→ Goal of the exercise: Everything from the first line of the data below through the line that contains "from matplotlib.ticker import MultipleLocator" should be written out exactly, please, and nothing more; the pictures stay out.

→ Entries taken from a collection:
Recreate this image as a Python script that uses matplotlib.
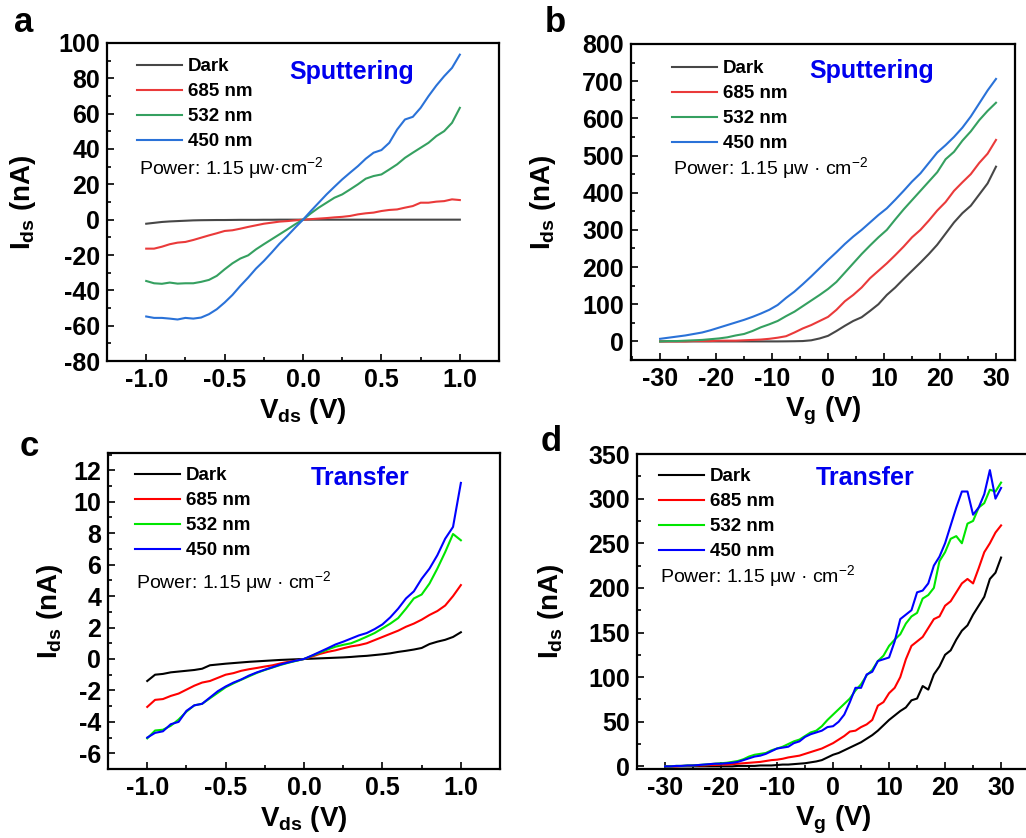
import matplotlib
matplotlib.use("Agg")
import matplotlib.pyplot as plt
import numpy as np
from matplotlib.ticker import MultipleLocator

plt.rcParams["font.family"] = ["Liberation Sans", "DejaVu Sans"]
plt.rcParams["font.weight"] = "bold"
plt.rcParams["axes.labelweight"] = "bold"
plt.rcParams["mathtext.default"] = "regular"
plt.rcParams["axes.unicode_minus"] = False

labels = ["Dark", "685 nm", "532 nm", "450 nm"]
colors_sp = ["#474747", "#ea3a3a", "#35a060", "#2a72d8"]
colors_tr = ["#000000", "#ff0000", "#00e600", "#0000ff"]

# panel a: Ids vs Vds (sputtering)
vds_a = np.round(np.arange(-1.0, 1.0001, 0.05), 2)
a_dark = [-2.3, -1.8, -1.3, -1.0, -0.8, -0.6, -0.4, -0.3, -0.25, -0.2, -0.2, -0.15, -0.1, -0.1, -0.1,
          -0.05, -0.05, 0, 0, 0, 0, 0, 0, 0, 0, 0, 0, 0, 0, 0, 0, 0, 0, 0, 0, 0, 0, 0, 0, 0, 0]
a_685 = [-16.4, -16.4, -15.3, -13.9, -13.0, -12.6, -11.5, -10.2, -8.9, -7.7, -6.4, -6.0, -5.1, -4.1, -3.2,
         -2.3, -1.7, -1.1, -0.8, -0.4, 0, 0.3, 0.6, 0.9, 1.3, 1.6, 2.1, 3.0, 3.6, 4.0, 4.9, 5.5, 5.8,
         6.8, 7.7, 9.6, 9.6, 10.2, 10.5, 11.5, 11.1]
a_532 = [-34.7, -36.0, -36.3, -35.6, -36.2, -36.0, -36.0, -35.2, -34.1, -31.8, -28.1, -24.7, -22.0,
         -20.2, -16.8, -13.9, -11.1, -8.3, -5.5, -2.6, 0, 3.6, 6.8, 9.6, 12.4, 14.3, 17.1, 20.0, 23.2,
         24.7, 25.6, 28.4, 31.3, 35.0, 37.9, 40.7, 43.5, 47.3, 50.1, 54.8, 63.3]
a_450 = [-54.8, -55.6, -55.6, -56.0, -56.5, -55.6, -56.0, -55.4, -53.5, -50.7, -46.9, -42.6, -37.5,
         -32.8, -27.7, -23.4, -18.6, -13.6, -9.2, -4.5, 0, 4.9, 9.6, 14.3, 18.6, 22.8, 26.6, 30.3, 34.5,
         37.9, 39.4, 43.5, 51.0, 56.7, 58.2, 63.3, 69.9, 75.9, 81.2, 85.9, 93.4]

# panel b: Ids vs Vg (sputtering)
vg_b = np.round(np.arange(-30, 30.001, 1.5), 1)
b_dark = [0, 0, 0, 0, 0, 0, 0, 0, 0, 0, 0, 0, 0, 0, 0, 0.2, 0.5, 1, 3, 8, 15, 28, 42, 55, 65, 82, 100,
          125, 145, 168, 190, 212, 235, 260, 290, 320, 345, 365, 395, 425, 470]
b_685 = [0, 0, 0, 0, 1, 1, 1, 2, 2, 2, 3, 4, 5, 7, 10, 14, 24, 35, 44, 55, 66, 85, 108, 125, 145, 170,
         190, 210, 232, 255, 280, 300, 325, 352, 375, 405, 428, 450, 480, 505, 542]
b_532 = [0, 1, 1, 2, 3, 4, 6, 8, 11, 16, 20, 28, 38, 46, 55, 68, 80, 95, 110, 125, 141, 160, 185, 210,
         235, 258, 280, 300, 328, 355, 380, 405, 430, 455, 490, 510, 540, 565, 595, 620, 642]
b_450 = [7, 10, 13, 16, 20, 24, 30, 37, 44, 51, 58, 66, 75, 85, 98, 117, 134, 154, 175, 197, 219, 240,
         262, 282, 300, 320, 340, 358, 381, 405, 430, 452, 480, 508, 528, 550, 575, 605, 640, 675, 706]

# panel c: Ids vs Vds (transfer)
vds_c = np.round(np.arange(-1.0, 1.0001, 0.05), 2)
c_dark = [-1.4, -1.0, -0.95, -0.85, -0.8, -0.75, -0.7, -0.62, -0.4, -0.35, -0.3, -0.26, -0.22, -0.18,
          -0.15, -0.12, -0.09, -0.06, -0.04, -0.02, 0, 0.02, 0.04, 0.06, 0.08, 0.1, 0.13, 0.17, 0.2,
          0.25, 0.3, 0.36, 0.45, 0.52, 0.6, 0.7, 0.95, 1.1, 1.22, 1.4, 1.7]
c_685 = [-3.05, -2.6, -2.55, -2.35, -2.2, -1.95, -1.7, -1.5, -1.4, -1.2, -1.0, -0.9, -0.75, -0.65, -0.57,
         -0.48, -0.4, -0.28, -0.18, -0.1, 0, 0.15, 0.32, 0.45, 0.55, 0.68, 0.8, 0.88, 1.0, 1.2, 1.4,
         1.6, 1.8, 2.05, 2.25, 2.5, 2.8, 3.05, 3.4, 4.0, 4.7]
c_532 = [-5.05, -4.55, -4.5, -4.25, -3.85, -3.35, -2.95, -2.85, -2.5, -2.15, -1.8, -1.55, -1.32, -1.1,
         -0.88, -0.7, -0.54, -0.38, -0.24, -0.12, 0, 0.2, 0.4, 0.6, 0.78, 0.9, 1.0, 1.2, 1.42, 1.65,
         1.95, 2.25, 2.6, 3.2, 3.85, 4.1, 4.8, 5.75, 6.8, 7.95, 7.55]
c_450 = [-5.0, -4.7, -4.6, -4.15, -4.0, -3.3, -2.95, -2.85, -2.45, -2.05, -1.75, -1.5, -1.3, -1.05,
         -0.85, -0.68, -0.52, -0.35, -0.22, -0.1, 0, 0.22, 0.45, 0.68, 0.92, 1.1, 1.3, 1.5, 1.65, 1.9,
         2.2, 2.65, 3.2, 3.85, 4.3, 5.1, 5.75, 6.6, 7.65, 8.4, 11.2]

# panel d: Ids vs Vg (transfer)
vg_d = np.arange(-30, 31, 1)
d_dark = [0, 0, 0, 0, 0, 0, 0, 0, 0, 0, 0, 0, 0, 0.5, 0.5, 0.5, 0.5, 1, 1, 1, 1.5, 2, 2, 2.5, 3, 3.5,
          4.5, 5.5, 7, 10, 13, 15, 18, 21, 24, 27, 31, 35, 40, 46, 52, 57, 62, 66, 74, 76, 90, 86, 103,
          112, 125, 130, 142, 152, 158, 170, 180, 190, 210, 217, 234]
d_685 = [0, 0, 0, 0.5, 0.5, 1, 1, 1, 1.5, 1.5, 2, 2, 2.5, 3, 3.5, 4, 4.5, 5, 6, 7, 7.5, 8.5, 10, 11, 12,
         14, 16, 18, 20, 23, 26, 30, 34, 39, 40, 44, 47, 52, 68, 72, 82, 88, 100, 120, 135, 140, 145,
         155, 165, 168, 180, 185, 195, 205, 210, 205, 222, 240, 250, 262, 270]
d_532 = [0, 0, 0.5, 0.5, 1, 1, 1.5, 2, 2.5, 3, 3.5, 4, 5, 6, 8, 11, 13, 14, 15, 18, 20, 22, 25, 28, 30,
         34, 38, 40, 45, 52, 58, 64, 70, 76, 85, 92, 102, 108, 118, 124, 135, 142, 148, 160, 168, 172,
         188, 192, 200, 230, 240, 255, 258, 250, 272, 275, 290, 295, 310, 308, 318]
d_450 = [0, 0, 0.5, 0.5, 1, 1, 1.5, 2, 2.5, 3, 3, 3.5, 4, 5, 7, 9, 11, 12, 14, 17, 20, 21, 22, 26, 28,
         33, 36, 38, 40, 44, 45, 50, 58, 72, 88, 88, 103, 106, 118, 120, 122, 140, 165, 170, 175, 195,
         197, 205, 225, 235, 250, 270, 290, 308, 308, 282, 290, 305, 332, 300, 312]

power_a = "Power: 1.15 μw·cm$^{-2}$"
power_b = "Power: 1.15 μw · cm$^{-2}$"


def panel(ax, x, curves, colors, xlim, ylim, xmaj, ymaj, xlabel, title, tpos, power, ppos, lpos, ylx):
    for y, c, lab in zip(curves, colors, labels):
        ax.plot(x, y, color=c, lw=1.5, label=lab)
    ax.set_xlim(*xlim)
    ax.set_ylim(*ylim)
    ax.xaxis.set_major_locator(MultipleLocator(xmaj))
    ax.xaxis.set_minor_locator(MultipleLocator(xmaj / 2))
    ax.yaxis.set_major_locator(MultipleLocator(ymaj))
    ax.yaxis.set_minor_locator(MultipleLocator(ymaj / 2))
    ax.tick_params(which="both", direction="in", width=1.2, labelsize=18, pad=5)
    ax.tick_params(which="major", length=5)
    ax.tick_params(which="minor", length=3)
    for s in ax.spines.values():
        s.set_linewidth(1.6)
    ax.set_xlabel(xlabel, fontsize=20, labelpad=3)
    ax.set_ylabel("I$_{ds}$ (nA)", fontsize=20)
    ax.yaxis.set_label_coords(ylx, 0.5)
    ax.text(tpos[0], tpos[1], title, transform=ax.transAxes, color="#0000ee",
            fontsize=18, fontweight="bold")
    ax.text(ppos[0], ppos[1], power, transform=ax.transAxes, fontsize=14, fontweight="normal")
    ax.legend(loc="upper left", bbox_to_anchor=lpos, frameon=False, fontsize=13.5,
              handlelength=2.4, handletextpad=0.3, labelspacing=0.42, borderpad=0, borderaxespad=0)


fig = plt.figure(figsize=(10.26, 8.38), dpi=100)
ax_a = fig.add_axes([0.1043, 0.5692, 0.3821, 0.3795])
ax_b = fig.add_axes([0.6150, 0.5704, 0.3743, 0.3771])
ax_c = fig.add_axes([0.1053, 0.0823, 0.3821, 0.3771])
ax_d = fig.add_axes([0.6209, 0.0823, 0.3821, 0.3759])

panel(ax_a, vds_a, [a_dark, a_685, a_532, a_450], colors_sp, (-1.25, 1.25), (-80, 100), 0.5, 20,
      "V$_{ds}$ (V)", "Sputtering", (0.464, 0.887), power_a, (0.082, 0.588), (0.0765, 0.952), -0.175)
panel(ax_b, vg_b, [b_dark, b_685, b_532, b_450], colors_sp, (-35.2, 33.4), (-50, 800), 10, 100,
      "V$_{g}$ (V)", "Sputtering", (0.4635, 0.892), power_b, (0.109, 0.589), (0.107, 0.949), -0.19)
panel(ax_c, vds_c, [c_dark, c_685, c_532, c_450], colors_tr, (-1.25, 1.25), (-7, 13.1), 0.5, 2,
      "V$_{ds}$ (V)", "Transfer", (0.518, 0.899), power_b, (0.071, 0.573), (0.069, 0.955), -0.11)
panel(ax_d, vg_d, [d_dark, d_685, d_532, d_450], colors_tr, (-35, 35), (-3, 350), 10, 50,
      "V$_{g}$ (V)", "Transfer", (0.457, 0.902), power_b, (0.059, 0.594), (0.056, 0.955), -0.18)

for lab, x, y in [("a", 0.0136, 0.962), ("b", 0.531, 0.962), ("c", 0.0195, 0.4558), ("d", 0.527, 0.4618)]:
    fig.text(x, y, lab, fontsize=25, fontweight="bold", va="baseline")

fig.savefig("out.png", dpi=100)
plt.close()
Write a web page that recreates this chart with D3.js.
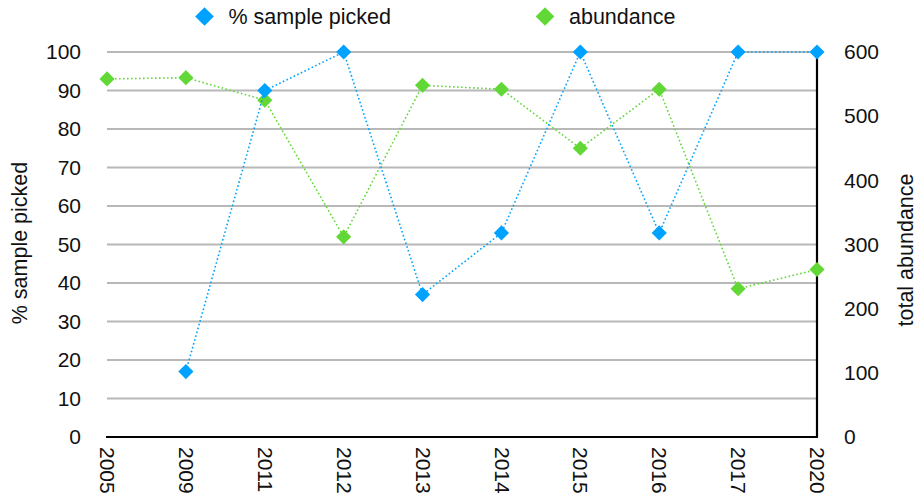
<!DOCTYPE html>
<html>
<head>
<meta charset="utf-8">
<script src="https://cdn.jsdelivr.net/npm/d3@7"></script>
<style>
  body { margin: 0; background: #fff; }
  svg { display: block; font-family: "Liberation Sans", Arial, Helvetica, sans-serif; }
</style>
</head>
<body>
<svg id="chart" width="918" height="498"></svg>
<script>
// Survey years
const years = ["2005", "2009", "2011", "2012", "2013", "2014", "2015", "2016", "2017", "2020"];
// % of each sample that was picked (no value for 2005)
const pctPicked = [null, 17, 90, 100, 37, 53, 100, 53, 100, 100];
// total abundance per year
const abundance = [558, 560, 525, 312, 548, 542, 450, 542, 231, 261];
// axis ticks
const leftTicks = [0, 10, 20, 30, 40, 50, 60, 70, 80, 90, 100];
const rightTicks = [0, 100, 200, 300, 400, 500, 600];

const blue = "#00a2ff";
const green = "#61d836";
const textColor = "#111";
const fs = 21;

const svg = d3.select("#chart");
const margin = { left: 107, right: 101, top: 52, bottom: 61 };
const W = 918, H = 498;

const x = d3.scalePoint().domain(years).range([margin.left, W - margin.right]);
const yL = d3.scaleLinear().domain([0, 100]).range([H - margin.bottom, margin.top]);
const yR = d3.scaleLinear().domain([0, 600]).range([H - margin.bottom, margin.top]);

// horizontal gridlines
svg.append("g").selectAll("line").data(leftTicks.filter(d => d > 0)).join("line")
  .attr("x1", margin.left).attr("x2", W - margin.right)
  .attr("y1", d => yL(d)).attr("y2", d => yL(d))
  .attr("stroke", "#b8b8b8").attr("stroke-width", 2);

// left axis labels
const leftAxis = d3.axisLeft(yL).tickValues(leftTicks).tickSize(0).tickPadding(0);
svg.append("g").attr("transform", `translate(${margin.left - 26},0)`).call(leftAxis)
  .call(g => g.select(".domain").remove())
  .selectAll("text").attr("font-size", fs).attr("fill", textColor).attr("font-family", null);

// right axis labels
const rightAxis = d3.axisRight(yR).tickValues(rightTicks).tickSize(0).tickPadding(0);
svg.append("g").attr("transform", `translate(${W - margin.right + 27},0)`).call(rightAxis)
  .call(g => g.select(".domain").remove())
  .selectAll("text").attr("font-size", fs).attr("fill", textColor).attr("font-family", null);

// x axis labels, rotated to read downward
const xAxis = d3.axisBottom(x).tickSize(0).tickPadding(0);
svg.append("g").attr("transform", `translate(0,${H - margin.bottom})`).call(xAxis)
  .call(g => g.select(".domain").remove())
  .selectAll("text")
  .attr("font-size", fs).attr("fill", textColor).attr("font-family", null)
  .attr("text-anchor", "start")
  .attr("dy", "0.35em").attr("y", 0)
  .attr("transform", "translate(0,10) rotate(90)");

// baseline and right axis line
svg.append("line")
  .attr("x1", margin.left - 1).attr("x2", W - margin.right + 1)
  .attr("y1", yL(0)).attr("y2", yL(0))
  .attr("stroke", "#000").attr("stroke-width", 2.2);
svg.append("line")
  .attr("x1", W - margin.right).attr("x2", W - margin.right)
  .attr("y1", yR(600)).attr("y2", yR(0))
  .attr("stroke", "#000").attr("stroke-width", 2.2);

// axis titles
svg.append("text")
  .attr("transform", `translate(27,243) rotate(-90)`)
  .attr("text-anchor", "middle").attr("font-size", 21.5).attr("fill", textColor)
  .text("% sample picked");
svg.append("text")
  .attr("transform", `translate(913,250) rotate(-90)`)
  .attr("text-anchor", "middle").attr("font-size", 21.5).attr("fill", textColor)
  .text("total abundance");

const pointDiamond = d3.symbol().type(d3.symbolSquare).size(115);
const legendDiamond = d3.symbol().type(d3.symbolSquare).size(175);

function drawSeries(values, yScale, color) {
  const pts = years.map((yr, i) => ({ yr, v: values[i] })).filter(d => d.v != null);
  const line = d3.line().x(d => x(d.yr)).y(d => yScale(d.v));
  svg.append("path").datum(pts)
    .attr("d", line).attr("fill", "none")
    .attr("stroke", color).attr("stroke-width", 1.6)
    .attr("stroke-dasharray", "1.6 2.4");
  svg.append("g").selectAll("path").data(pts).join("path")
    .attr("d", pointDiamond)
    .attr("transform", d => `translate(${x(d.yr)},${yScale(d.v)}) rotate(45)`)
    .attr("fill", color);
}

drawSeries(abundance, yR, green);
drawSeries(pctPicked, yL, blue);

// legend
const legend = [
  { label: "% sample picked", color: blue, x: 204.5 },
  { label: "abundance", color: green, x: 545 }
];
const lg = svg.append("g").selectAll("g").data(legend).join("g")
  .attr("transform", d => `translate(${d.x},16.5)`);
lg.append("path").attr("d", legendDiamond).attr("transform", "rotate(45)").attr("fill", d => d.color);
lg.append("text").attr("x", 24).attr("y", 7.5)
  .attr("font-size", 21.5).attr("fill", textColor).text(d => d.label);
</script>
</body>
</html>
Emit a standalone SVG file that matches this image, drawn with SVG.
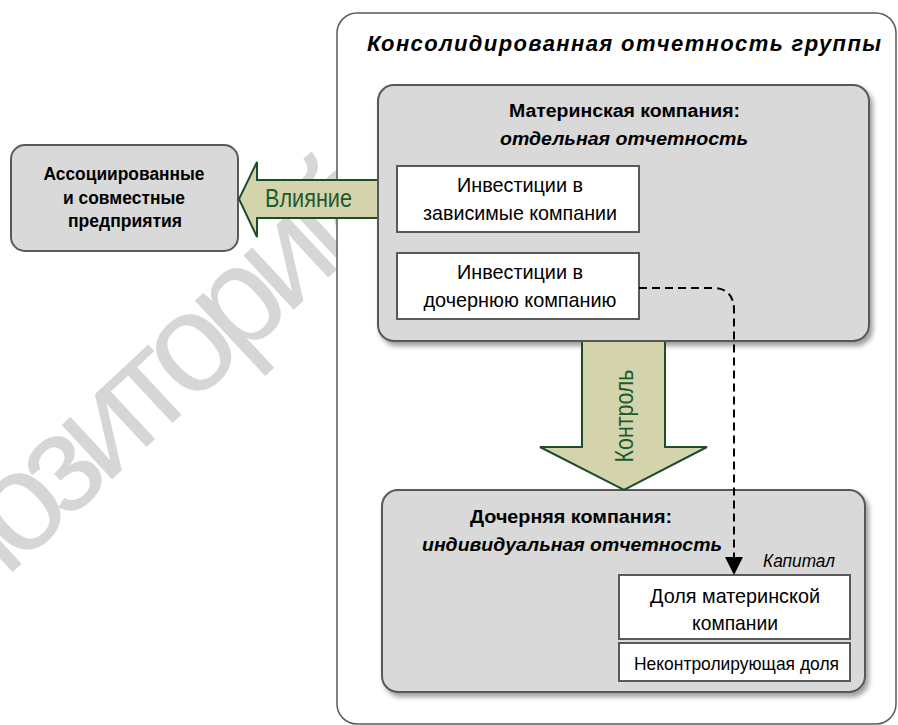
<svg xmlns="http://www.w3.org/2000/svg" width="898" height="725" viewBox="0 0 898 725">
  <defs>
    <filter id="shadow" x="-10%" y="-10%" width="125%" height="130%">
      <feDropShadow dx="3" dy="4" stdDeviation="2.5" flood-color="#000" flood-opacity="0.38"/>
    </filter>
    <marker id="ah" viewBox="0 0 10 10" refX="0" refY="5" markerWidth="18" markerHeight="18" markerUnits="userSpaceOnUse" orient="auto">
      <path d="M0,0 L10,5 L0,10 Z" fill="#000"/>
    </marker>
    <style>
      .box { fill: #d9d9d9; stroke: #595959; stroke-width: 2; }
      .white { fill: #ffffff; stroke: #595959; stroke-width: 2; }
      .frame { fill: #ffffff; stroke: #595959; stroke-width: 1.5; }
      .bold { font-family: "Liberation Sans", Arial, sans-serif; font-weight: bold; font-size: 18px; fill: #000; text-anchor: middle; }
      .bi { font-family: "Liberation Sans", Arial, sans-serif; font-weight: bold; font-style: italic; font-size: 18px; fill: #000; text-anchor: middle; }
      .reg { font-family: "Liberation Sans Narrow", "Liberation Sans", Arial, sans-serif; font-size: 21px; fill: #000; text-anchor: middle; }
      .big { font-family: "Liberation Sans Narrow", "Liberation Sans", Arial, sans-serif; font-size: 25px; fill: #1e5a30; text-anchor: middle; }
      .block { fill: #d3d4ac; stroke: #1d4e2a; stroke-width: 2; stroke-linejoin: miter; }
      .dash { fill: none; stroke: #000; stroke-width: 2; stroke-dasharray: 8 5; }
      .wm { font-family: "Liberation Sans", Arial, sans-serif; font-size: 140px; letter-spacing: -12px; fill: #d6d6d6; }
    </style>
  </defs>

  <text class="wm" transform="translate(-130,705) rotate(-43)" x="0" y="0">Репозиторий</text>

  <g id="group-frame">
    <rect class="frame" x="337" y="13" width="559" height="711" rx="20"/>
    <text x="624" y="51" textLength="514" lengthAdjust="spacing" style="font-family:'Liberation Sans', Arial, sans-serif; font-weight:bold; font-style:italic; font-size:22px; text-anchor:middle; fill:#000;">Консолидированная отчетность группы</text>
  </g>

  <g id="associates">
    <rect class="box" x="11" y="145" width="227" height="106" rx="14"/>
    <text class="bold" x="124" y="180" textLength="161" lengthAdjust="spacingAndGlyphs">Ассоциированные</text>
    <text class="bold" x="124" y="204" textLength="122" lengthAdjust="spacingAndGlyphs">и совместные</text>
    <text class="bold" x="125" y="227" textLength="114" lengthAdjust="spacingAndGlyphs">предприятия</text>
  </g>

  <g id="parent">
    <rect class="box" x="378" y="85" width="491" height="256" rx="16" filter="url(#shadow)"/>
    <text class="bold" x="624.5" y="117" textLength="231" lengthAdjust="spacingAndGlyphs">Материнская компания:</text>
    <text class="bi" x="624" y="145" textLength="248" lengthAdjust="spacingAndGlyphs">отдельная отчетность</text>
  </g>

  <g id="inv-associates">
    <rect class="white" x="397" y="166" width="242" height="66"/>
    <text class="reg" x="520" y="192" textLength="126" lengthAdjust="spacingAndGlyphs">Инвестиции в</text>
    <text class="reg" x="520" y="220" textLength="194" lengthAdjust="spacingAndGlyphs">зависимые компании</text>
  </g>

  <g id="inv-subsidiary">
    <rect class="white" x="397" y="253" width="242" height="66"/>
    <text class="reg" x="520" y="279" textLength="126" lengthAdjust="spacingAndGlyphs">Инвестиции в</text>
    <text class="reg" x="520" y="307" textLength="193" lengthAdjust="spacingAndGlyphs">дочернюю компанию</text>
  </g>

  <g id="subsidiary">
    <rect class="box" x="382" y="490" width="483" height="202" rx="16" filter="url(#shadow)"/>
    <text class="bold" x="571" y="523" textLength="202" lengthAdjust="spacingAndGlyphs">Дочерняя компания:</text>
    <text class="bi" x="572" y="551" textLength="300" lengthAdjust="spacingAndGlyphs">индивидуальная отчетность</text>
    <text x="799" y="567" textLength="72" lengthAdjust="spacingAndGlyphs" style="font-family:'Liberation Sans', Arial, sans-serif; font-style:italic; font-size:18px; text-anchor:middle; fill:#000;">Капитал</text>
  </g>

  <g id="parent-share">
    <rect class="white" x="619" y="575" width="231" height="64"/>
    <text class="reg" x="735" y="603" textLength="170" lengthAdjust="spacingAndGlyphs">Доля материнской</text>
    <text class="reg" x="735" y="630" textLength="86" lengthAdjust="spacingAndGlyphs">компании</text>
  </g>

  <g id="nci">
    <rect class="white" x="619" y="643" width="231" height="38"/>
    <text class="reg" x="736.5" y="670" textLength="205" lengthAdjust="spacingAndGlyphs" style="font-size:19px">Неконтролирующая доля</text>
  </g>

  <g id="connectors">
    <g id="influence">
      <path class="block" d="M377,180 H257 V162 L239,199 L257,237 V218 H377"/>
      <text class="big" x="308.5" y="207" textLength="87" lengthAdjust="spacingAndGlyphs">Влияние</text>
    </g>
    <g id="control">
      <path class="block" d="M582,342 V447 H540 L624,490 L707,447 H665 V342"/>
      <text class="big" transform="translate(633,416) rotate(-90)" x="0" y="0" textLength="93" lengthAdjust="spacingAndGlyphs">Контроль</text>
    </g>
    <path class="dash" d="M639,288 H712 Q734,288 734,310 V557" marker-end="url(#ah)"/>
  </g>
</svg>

→ Problem solution:
Recreate this image as a Python script that uses matplotlib.
import matplotlib
matplotlib.use("Agg")
import matplotlib.pyplot as plt
import numpy as np
from matplotlib.ticker import MultipleLocator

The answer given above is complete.